Tongaat Hulett’s business rescue practitioners on Friday announced that the preferred strategic equity partner has been selected.
The company has four operational mills in South Africa, with an installed capacity to produce more than a million tons of sugar annually.
The company has been in trouble for some time, having entered business rescue in October 2022.
Through the proposed transaction, Kagera, a sugar manufacturer based in the north-western part of Tanzania, will acquire the complete sugar division of Tongaat Hulett Ltd in South Africa and the investments in Zimbabwe, Mozambique and Botswana (Tongaat Sugar Assets).
Kagera is part of a group of companies that are the largest producers of sugar in Tanzania, and owns sugar assets in Tanzania, the Democratic Republic of Congo and the Middle East.
Tongaat Hulett’s business rescue practitioners said the process began with a list of more than 70 interested parties, which were narrowed down to eight that focused on acquiring the combined Tongaat Sugar Assets.
“After a rigorous process, we identified Kagera Sugar as the preferred candidate. The group is financially sound, with a solid track record. Its exposure to complementary sugar assets in Tanzania and the Democratic Republic of Congo offers relevant technical and operational knowledge to assist the turnaround of [Tongaat Hulett’s] South African sugar assets,” they said.
In addition, the sugar refineries in Oman and Bahrain would provide access to world-class technologies and expertise to improve efficiencies.
“Continuing to operate Tongaat Sugar Assets as a combined multi-country group will ensure continuity for the operations in Mozambique, Zimbabwe and Botswana. It will also provide the South African business with access to technical capability to improve and to retain jobs in KwaZulu-Natal and to protect the livelihoods of several stakeholders across THL’s [Tongaat Hulett’s]value chain, including that of the group’s many small-scale growers.”
Speaking on behalf of Kagera, Nassor Seif, managing director of Kagera Sugar Ltd, said the acquisition was in line with the group’s overall strategy to expand its operations throughout Africa, and its vision of becoming a leading sugar producer on the continent.
“We will extend the core values that have resulted in the success of our group companies to the new Southern African operations to benefit employees, growers and ultimately the economy of the region. The group is committed to investing significantly in the operations to modernise the plants and expand them to increase production and efficiencies.”
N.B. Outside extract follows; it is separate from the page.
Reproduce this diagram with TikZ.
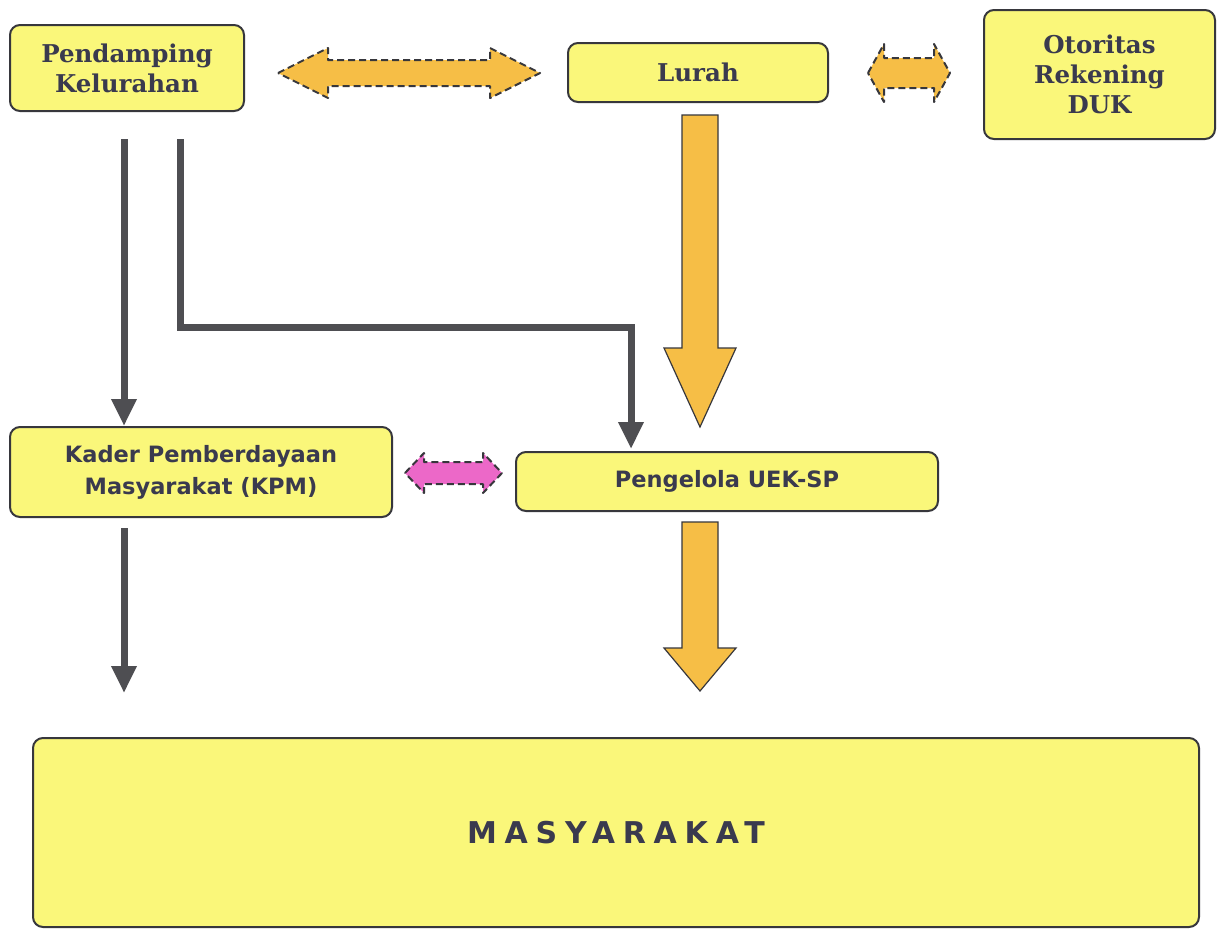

SA Canegrowers CEO Dr Thomas Funke welcomed the announcement. “This is an important step forward, but much remains to be determined. We will continue to monitor the situation closely as it develops. The most important outcome will be the survival of growers’ operations and the protection of the livelihoods they sustain.”
Trade union, United Association of South Africa (UASA) said Tongaat Hulett’s announcement on a preferred equity partnership with Kagera Sugar will save jobs and grow the industry.
Spokesperson for UASA Abigail Moyo said Tongaat Hulett’s management, stakeholders, business rescue and industry partners are making progress in saving the company and preventing more job losses in the sugar industry.
The South African Farmers’ Development Association also lauded the move as a weight off the almost 10 000 small-scale growers who supply Tongaat Hulett.
Canegrower Bhekuyise Elias Magwaza, owner of Ngqobeni Farm in Stanger, said farmers were finally able to breathe after a long time holding their breath.
Magwaza employs 15 permanent staff, including clerks, drivers and managers, and 60 seasonal workers. He said he had been worried about whether there would be work for them with the uncertainty around Tongaat Hulett.
“We were worried if there would be anywhere to sell our crops. How would we survive if they did not pay us and when will that happen? But now we are at ease knowing that there is something to look forward to and that our livelihoods will no long rest in the balance.”